Hace poco tres artistas de nuestra ciudad han retomado el tema de Fitzcarraldo. Se trata del musicoaccionista Nilo Gallego, del cineasta Chus Domínguez y del poeta Jorge Pascual. Los dos primeros invitaron al tercero a actuar en la inauguración del Centro de Arte Tabakalera de San Sebastián, una de las equipaciones culturales más importantes de Europa, le vistieron con el traje blanco de Fitzcarraldo y le pasearon con los ojos vendados para que improvisara poesía.

El trabajo de estos creadores toma el impulso de las vanguardias históricas de principios del siglo XX y de las neovanguardias de los años 60 y 70 que pretendía unir arte y vida, que el arte saliera de su confinamiento habitual en el museo, la galería o la sala de conciertos. Espacios que, en origen, le concedieron autonomía respecto a otros poderes como el político o el religioso pero que acabaron por convertirse en su cárcel.

Sus trabajos giran en torno a la música de acción y la improvisación. Recorren el mundo montando orquestas colaborativas para un día compuestas por hombres, mujeres, ancianos, jóvenes, niños y niñas. Se emplean en el luthierismo de instrumentos musicales construidos con objetos cotidianos o de desecho y producen música con aspiradores, bocinas, secadores o cualesquiera objetos liberándolos de su función habitual para abrirlos a la imaginación.
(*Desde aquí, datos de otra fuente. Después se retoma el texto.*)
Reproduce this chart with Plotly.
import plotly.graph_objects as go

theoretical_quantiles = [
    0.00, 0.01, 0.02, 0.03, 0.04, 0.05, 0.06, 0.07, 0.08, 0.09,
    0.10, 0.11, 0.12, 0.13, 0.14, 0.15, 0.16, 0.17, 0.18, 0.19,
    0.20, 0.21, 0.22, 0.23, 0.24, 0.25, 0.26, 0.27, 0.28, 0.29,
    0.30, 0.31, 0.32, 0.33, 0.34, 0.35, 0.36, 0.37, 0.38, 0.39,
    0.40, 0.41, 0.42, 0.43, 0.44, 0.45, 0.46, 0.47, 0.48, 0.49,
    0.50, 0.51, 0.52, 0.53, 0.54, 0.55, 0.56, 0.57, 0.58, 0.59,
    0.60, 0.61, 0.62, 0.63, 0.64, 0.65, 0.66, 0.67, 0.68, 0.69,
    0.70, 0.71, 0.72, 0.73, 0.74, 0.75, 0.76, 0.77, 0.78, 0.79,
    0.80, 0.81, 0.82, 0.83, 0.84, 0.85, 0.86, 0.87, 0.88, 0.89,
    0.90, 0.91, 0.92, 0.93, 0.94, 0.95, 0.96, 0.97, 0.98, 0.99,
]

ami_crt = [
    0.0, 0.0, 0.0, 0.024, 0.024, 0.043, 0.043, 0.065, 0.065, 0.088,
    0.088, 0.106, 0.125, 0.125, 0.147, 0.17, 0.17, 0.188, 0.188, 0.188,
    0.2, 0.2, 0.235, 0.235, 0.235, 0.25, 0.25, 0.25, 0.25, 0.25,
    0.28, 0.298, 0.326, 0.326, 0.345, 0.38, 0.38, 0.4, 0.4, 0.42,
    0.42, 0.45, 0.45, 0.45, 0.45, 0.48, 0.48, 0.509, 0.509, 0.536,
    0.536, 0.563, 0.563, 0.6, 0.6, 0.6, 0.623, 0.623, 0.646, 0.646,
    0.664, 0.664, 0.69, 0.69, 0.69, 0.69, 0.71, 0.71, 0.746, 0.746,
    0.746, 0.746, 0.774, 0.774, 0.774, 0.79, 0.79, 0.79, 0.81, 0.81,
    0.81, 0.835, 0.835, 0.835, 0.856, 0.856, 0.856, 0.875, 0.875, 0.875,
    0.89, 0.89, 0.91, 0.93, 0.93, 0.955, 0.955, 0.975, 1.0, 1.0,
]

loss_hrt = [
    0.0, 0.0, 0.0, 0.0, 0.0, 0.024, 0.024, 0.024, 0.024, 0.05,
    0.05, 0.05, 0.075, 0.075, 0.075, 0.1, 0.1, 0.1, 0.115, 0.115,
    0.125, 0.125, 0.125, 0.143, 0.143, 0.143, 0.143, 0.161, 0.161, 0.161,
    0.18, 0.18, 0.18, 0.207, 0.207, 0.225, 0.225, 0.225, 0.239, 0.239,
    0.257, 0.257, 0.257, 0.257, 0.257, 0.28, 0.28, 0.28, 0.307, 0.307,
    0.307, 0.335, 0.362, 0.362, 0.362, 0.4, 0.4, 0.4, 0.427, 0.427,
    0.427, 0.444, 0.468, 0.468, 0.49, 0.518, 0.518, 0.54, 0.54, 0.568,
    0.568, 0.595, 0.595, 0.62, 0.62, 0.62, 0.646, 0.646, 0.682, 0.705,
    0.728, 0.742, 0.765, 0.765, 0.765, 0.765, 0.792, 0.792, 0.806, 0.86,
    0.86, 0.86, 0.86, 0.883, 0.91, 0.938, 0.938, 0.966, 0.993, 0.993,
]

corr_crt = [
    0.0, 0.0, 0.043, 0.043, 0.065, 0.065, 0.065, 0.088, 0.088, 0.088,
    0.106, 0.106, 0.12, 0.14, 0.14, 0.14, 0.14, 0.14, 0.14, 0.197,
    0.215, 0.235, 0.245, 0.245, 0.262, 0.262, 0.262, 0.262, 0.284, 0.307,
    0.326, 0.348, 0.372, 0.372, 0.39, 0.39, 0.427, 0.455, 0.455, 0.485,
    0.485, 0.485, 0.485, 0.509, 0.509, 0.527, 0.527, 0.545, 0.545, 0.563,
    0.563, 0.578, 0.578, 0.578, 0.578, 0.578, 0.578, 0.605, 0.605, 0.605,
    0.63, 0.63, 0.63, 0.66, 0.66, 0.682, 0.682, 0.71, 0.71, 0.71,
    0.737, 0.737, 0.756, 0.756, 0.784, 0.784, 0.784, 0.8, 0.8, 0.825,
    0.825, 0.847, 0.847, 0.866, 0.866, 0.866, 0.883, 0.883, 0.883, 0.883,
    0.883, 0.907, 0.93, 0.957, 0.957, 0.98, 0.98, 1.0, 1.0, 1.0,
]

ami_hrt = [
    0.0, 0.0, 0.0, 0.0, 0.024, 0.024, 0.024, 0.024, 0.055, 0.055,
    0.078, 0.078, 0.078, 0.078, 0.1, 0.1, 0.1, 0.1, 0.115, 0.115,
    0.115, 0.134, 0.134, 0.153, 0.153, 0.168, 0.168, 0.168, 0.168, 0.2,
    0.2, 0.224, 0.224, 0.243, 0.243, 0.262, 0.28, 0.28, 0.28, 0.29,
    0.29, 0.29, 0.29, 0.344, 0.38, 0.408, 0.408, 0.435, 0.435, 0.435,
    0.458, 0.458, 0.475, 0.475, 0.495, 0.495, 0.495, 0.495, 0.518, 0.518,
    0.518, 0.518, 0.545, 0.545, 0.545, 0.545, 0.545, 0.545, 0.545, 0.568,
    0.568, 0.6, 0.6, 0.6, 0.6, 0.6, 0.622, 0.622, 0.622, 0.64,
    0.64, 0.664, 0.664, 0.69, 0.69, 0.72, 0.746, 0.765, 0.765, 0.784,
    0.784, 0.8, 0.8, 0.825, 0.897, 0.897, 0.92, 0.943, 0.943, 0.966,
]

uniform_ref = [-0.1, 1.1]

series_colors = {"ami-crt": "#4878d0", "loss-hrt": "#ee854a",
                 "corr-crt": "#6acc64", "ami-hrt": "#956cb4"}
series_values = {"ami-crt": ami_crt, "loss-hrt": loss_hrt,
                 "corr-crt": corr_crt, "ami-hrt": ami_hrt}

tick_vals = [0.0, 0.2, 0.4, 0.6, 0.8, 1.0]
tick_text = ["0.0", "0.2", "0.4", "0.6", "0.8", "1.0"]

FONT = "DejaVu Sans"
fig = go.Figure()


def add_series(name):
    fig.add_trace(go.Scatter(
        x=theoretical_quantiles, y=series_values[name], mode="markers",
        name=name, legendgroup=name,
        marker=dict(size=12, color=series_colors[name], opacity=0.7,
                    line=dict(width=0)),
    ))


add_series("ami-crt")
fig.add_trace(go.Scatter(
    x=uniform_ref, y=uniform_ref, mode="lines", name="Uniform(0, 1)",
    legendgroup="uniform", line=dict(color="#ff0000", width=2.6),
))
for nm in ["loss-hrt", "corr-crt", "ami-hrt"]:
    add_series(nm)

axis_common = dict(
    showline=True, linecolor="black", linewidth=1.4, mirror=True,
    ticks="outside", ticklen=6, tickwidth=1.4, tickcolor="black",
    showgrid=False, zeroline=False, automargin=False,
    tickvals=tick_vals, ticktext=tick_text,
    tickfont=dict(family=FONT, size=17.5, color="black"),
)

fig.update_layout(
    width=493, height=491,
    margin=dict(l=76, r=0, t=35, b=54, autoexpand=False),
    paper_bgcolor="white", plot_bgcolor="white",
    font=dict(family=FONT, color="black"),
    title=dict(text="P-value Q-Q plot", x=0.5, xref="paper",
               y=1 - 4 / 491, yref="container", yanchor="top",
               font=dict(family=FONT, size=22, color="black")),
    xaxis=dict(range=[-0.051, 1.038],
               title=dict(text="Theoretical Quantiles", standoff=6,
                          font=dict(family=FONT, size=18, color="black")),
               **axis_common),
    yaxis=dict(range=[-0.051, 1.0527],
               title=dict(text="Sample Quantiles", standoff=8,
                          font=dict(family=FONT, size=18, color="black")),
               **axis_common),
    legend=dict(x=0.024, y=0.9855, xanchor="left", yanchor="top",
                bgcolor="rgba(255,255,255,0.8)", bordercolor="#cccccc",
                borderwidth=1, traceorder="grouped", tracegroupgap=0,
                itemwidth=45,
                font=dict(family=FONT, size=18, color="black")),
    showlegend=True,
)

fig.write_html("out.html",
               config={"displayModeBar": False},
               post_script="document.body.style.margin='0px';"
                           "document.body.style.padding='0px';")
Dan conciertos en un pajar, en un monte mirando al sol amanecer, en un embarcadero mientras sube la marea, de caminata por el campo, en bañador metidos en el agua de un lavadero rural, sobre una balsa flotando entre las primeras nieblas del día y lo mismo en Matadeón de los Oteros que en Berlín.

Llegar a Fitzcarraldo es reconocerse como utópicos, como soñadores con fe en que la belleza y la cultura pueden crear la sociedad. Arte o música aparecen así más claramente como universales y para todos, no sólo en su disfrute sino en el placer creador también. Alta cultura y cultura popular se acercan en acontecimientos que pierden los atributos del espectáculo para cobrar los de la fiesta.

Uno de los momentos más significativos de la película de Herzog es aquel en el que Kinski, ante el ataque de los indígenas, enciende el gramófono en la cubierta del barco y, como Orfeo a los animales, calma y encanta a los salvajes amazónicos con la voz de Enrico Caruso. El propio Caruso fue un gran propagador de la belleza, seguramente inspiración del Fitzcarraldo real, el primer cantante de ópera cercano a la gente que grabó su voz para distribuirla en discos a todo tipo de públicos y no sólo a la clase alta y aristocrática. Cuentan que, al finalizar una función en la que una multitud se había quedado fuera del teatro por estar el aforo completo, repitió la arias más importantes desde el camerino con la ventana abierta para los que se quedaron en la calle. No en vano su último concierto fue otro acto de extensión de la belleza por el mundo. Ese que dio ya muy enfermo, dos días antes de morir, en la terraza del hotel Excelsior a donde se hizo sacar el piano, para enamorar a una joven y al que fueron acudiendo, desde toda la bahía de su natal Sorrento, las barcas de los pescadores a escuchar la maravilla.